When this high opinion of ourselves is disputed or challenged by some external group, our leaders will soothe our wounded egos by claiming that others are simply “jealous” of our wealth and freedom. When such criticisms come from within—as is often the case in a vibrant democracy—dissenters are dismissed as “un-American.”

Despite the popular notion that low self-esteem causes violence, Baumeister, Smart, and Boden (1996) contend that inflated belief in the self’s superiority is more likely to trigger violent group responses: the “most severe violence occurs when a group perceives that its superior position is being eroded or threatened by the rise of a rival group”. These researchers point out that “violent, aggressive, and criminal groups tend to share beliefs in their own superiority, ranging from the ‘man of honor’ designation of Mafia initiates to the ‘master race’ ideology of the Nazis”.

Throughout our history the myth of American exceptionalism has been called on to rouse the national will, provoke a sense of shared purpose, or justify war.
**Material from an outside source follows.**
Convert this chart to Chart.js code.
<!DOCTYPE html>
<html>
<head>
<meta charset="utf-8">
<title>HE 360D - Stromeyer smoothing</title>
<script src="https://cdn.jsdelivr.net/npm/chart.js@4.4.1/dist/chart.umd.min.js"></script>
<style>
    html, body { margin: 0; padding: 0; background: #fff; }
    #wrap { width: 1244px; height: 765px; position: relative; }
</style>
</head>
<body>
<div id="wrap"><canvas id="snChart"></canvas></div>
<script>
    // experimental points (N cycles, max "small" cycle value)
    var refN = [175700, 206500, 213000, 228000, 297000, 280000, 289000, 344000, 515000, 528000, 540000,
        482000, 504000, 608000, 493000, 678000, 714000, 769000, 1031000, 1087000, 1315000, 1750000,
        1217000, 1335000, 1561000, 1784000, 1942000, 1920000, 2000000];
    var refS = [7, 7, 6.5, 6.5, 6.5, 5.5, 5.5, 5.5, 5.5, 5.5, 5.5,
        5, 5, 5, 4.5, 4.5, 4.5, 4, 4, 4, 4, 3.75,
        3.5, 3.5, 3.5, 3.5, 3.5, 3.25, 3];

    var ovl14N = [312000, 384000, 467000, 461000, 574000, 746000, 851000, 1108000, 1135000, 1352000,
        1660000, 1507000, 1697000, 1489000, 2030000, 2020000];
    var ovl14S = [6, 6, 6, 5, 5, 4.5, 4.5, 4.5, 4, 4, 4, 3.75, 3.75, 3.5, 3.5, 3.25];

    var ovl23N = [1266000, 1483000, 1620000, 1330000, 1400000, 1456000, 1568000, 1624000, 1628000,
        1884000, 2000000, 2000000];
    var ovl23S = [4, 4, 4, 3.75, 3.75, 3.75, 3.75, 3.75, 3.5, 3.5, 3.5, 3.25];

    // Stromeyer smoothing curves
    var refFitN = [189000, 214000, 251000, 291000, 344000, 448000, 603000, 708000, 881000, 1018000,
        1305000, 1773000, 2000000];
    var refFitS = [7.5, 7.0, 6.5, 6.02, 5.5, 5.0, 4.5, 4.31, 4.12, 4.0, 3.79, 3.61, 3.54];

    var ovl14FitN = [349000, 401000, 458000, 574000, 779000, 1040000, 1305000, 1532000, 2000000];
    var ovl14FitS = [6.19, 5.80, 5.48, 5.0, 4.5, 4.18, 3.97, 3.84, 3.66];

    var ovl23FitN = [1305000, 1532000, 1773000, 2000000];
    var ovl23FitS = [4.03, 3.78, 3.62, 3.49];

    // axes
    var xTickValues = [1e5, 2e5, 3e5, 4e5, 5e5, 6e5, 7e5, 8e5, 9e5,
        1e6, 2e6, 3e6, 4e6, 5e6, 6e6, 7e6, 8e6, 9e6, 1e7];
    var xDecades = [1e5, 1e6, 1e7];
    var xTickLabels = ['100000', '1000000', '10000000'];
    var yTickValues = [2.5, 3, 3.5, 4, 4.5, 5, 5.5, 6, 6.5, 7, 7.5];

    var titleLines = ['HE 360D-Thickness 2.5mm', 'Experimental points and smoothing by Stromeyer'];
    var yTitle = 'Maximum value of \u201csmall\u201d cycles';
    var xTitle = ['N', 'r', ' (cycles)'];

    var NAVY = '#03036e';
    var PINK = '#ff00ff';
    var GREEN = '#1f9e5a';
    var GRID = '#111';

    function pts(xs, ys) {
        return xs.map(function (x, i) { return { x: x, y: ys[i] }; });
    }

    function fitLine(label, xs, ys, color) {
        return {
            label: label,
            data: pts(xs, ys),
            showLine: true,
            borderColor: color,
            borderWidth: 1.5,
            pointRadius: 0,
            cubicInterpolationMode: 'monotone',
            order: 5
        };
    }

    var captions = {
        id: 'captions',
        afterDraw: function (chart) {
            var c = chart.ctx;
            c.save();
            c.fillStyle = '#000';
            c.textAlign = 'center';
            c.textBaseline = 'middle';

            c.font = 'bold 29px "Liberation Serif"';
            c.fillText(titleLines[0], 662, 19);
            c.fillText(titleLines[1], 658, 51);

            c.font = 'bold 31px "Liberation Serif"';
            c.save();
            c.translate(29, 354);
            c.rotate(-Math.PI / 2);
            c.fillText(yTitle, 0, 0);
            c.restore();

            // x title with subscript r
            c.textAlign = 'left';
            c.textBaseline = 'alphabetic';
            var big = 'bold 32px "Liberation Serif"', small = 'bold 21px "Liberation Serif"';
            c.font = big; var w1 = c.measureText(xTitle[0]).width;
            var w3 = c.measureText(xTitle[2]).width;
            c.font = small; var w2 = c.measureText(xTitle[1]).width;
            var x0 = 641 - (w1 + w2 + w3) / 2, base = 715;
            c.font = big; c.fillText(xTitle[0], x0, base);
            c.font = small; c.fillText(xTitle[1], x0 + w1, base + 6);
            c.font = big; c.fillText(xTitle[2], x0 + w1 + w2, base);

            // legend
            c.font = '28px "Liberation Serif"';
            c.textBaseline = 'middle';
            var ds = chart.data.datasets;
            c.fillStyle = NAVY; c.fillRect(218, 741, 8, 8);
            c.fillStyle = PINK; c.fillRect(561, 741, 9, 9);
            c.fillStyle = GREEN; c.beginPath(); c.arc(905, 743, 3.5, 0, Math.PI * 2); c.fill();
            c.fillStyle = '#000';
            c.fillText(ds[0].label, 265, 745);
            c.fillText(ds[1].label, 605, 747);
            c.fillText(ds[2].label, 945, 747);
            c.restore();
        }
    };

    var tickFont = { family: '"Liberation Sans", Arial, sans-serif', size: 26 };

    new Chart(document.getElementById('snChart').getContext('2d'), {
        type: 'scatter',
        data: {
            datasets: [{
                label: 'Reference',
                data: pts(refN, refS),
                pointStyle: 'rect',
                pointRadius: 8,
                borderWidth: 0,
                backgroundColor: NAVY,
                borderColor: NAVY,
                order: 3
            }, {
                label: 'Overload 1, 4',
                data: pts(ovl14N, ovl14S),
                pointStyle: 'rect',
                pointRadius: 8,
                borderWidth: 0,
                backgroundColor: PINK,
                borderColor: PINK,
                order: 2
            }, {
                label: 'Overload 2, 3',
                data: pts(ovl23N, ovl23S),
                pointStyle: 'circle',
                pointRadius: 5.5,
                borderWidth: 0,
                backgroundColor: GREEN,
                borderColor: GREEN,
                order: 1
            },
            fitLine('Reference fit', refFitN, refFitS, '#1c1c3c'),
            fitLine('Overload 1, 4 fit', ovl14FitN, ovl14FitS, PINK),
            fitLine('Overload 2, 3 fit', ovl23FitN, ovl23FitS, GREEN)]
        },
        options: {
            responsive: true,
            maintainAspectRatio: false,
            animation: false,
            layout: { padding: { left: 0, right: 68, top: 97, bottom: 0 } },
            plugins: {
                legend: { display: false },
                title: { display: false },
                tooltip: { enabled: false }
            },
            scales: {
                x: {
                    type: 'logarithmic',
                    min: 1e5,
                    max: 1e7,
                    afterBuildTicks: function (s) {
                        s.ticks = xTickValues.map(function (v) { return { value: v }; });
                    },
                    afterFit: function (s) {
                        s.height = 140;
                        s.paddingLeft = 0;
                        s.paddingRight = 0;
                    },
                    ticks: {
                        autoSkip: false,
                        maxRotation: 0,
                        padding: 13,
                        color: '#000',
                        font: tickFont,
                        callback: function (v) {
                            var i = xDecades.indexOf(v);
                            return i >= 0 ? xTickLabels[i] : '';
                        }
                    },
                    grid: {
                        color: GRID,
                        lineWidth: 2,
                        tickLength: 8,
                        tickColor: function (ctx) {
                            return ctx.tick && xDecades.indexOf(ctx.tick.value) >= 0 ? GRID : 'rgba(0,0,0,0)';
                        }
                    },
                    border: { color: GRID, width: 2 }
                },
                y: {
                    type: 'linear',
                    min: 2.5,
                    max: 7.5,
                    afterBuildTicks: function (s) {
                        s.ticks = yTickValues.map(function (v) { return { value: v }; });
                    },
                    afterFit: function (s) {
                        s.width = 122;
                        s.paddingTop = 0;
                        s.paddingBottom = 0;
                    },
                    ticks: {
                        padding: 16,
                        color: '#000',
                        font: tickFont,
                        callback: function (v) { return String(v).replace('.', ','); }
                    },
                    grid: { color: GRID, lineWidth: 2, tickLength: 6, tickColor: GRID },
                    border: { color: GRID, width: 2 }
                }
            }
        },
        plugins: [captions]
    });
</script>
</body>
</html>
Just as it founded the first settlers’ claims to the land and granted them moral authority over native peoples, it founds an enduring set of moral and political assumptions. Thus Woodrow Wilson could claim with conviction that the United States had been “chosen, and prominently chosen, to show the way to the nations of the world how they shall walk in the paths of liberty”.

Similarly, Secretary of State Madeleine Albright, describing America’s role in the world almost a century later, could declare with equal measure, “We stand tall and therefore we can see further…. we are the United States, and we are the indispensable power”. And so it is that Donald Rumsfeld (2002) could defend our invasion of Iraq by quoting Thomas Jefferson, boldly asserting that Americans “act not for ourselves alone but for the whole human race” (“US Air Force Academy Speech”).
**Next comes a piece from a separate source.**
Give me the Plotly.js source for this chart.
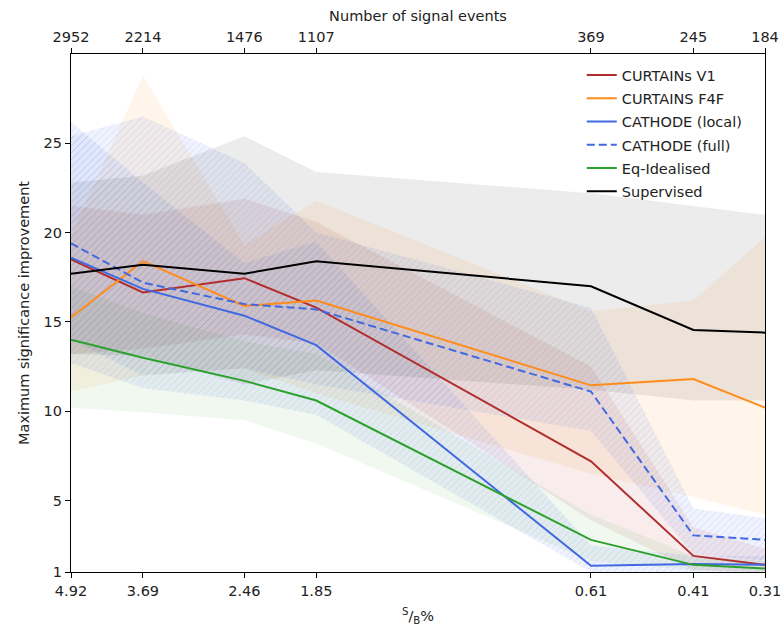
<!DOCTYPE html>
<html>
<head>
<meta charset="utf-8">
<script src="https://cdn.plot.ly/plotly-3.0.1.min.js"></script>
<style>
  html, body { margin: 0; padding: 0; background: #fff; }
  #chart { width: 781px; height: 626px; }
</style>
</head>
<body>
<div id="chart"></div>
<script>
// Injected signal counts (top axis) and the matching S/B percentages (bottom axis)
const signalEvents = [2952, 2214, 1476, 1107, 369, 245, 184];
const sbLabels = ['4.92', '3.69', '2.46', '1.85', '0.61', '0.41', '0.31'];
const yTicks = [1, 5, 10, 15, 20, 25];

// Median maximum significance improvement per method, with its uncertainty band
const curtainsV1 = [18.5, 16.65, 17.45, 15.8, 7.2, 1.9, 1.4];
const curtainsV1Up = [21.5, 21.0, 21.9, 20.6, 12.5, 3.5, 2.3];
const curtainsV1Lo = [13.2, 13.5, 14.3, 13.8, 3.9, 1.1, 1.0];

const curtainsF4F = [15.25, 18.4, 15.9, 16.2, 11.45, 11.8, 10.2];
const curtainsF4FUp = [19.8, 28.8, 19.3, 21.8, 15.6, 16.2, 19.75];
const curtainsF4FLo = [11.1, 12.0, 12.4, 11.0, 6.5, 5.2, 4.2];

const cathodeLocal = [18.6, 16.85, 15.35, 13.7, 1.35, 1.45, 1.4];
const cathodeLocalUp = [26.2, 22.8, 18.3, 19.5, 2.5, 1.9, 1.9];
const cathodeLocalLo = [12.7, 11.3, 10.6, 9.8, 1.0, 1.0, 1.0];

const cathodeFull = [19.4, 17.2, 16.0, 15.7, 11.1, 3.05, 2.8];
const cathodeFullUp = [25.4, 26.5, 23.9, 20.0, 15.8, 4.55, 4.0];
const cathodeFullLo = [14.0, 12.0, 12.4, 11.5, 8.9, 2.0, 1.65];

const eqIdealised = [14.0, 13.0, 11.7, 10.6, 2.8, 1.4, 1.2];
const eqIdealisedUp = [17.0, 15.5, 13.9, 13.2, 4.2, 1.9, 1.6];
const eqIdealisedLo = [10.2, 9.95, 9.5, 8.2, 1.6, 1.1, 1.0];

const supervised = [17.7, 18.2, 17.7, 18.4, 17.0, 14.55, 14.4];
const supervisedUp = [22.8, 23.2, 25.4, 23.4, 22.2, 21.5, 21.0];
const supervisedLo = [13.2, 13.1, 11.5, 12.3, 11.2, 10.6, 10.6];

const FONT = 'DejaVu Sans, sans-serif';
const series = [
  { name: 'CURTAINs V1', y: curtainsV1, up: curtainsV1Up, lo: curtainsV1Lo,
    color: '#b22e2e', fill: 'rgba(178,46,46,0.09)' },
  { name: 'CURTAINS F4F', y: curtainsF4F, up: curtainsF4FUp, lo: curtainsF4FLo,
    color: '#ff8c1a', fill: 'rgba(255,140,26,0.09)' },
  { name: 'CATHODE (local)', y: cathodeLocal, up: cathodeLocalUp, lo: cathodeLocalLo,
    color: '#4169e1', fill: 'rgba(65,105,225,0.08)', hatch: true },
  { name: 'CATHODE (full)', y: cathodeFull, up: cathodeFullUp, lo: cathodeFullLo,
    color: '#4169e1', fill: 'rgba(65,105,225,0.08)', hatch: true, dash: '8px,4px' },
  { name: 'Eq-Idealised', y: eqIdealised, up: eqIdealisedUp, lo: eqIdealisedLo,
    color: '#2ca02c', fill: 'rgba(44,160,44,0.07)' },
  { name: 'Supervised', y: supervised, up: supervisedUp, lo: supervisedLo,
    color: '#000000', fill: 'rgba(0,0,0,0.075)' }
];

const xLoop = signalEvents.concat(signalEvents.slice().reverse());
const traces = [];

// Uncertainty bands, drawn as closed polygons beneath the lines
series.forEach(s => {
  const band = {
    x: xLoop,
    y: s.up.concat(s.lo.slice().reverse()),
    mode: 'lines',
    line: { width: 0, color: 'rgba(0,0,0,0)' },
    fill: 'toself',
    fillcolor: s.fill,
    hoverinfo: 'skip',
    showlegend: false
  };
  if (s.hatch) {
    band.fillpattern = {
      shape: '/', size: 5, solidity: 0.14,
      fgcolor: 'rgba(65,105,225,0.2)', bgcolor: s.fill, fillmode: 'replace'
    };
  }
  traces.push(band);
});

// Median curves
series.forEach((s, i) => {
  traces.push({
    x: signalEvents,
    y: s.y,
    mode: 'lines',
    name: s.name,
    legendgroup: 'g' + i,
    line: { color: s.color, width: 2, dash: s.dash || 'solid' }
  });
});

// Invisible companion trace so the top axis has data to follow
traces.push({
  x: signalEvents, y: supervised, xaxis: 'x2', mode: 'lines',
  line: { width: 0, color: 'rgba(0,0,0,0)' }, hoverinfo: 'skip', showlegend: false
});

const xRange = [Math.log10(signalEvents[0]), Math.log10(signalEvents[signalEvents.length - 1])];
const axisFont = { family: FONT, size: 14.5, color: '#222' };

const layout = {
  width: 781, height: 626,
  margin: { l: 71, r: 16, t: 54, b: 54, pad: 0 },
  paper_bgcolor: '#fff', plot_bgcolor: '#fff',
  font: { family: FONT, size: 14.5, color: '#222' },
  showlegend: true,
  legend: {
    x: 0.736, y: 0.99, xanchor: 'left', yanchor: 'top',
    bgcolor: 'rgba(0,0,0,0)', borderwidth: 0,
    traceorder: 'grouped', tracegroupgap: 1.4,
    font: { family: FONT, size: 14.5, color: '#222' }
  },
  xaxis: {
    type: 'log', range: xRange,
    tickmode: 'array', tickvals: signalEvents, ticktext: sbLabels,
    ticks: 'outside', ticklen: 5, tickwidth: 1, tickcolor: '#000',
    ticklabeloverflow: 'allow',
    showline: true, linecolor: '#000', linewidth: 1.2,
    showgrid: false, zeroline: false, tickfont: axisFont,
    title: { text: '<sup>S</sup>/<sub>B</sub>%', font: axisFont, standoff: 16 }
  },
  xaxis2: {
    type: 'log', range: xRange, overlaying: 'x', side: 'top', anchor: 'y',
    tickmode: 'array', tickvals: signalEvents, ticktext: signalEvents.map(String),
    ticks: 'outside', ticklen: 5, tickwidth: 1, tickcolor: '#000',
    ticklabeloverflow: 'allow',
    showline: true, linecolor: '#000', linewidth: 1.2,
    showgrid: false, zeroline: false, tickfont: axisFont,
    title: { text: 'Number of signal events', font: axisFont, standoff: 4 }
  },
  yaxis: {
    range: [1, 30], tickmode: 'array', tickvals: yTicks,
    ticks: 'outside', ticklen: 5, tickwidth: 1, tickcolor: '#000',
    showline: true, mirror: true, linecolor: '#000', linewidth: 1.2,
    showgrid: false, zeroline: false, tickfont: axisFont,
    title: { text: 'Maximum significance improvement', font: axisFont, standoff: 10 }
  }
};

Plotly.newPlot('chart', traces, layout, { displayModeBar: false, staticPlot: true });
</script>
</body>
</html>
It is not surprising that among the 41 to 65 countries covered in each of the World Values Surveys of 1981–82, 1990–91, and 1995–96, Americans ranked first in national pride (Norris, 1999). After 9/11 the intensity of this self-love was even more pronounced. A University of Chicago National Opinion Research Center survey of 34 countries, released June 27, 2006, found that the US ranked first in terms of overall national pride in their democratic system, their political influence in the world, their economy, their achievements in science and technology and their military.
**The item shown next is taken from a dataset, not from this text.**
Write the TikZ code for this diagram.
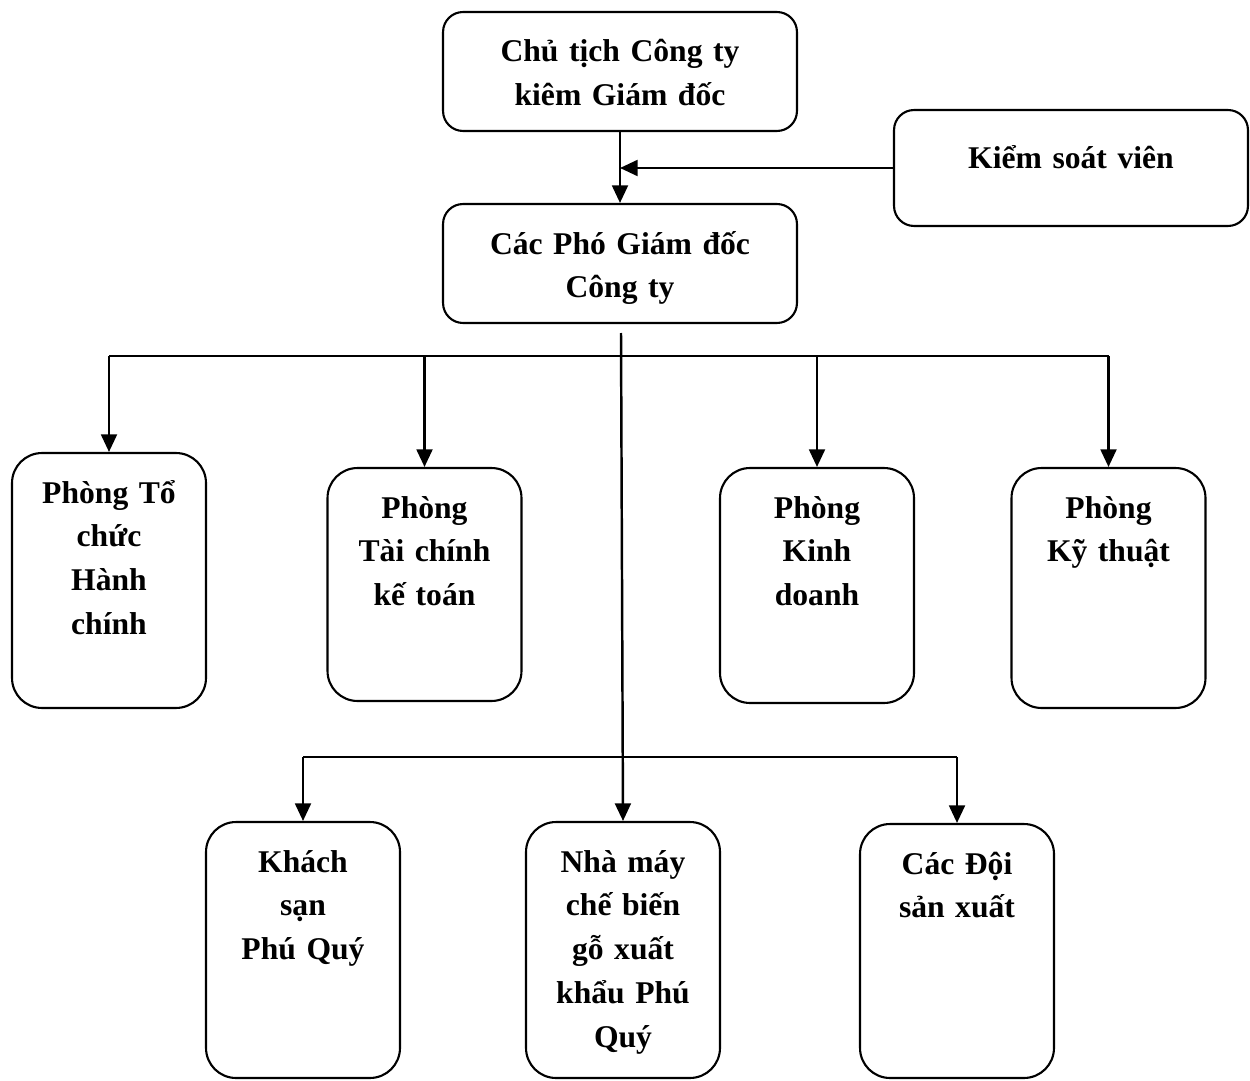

“America is back, standing tall, looking to the 80’s with courage, confidence, and hope,” Reagan (1984) told us after another presumably righteous war—our invasion of the tiny island of Grenada. Reagan’s remark that the Vietnam War was fought for “a noble cause” had a similarly palliative effect on the nation’s wounded pride. He would announce his re-election campaign four days later and win in a landslide. Also consider how this theme played out in Richard Nixon’s, No More Vietnams (1985) where he praises Reagan for exorcizing the “ghost of Vietnam,” claiming that “Since President Reagan took office in 1981, America’s first international losing streak has been halted.”

The need to redeem the national ego has been a dominant theme in American politics. In 1975, as a bloody battle was raging and Saigon was being overrun, President Gerald Ford delivered a speech aimed primarily at assuaging America’s wounded ego: “Today,” Ford assured us, “Americans can regain the sense of pride that existed before Vietnam.” Harking back to the War of 1812, Ford heartened his audience by noting that “We had suffered humiliation and a measure of defeat” until “the illustrious victory in the battle of New Orleans” served as “a powerful restorative to national pride.”

Such dissociation invokes a strategic movement away from past indignity and towards a mutual recovery of pride. The revitalized subject that this narrative hails into being is forged in the distance between these imagined selves: one mired in self-doubt, the other aligned with agency and power. Two framing emotions, humiliation and pride, align this subject with the national self: “we” are invited to feel the sting of our humiliation, to recall the memory of our dishonor—only to further enhance the experience of pride that leaders aim to evoke.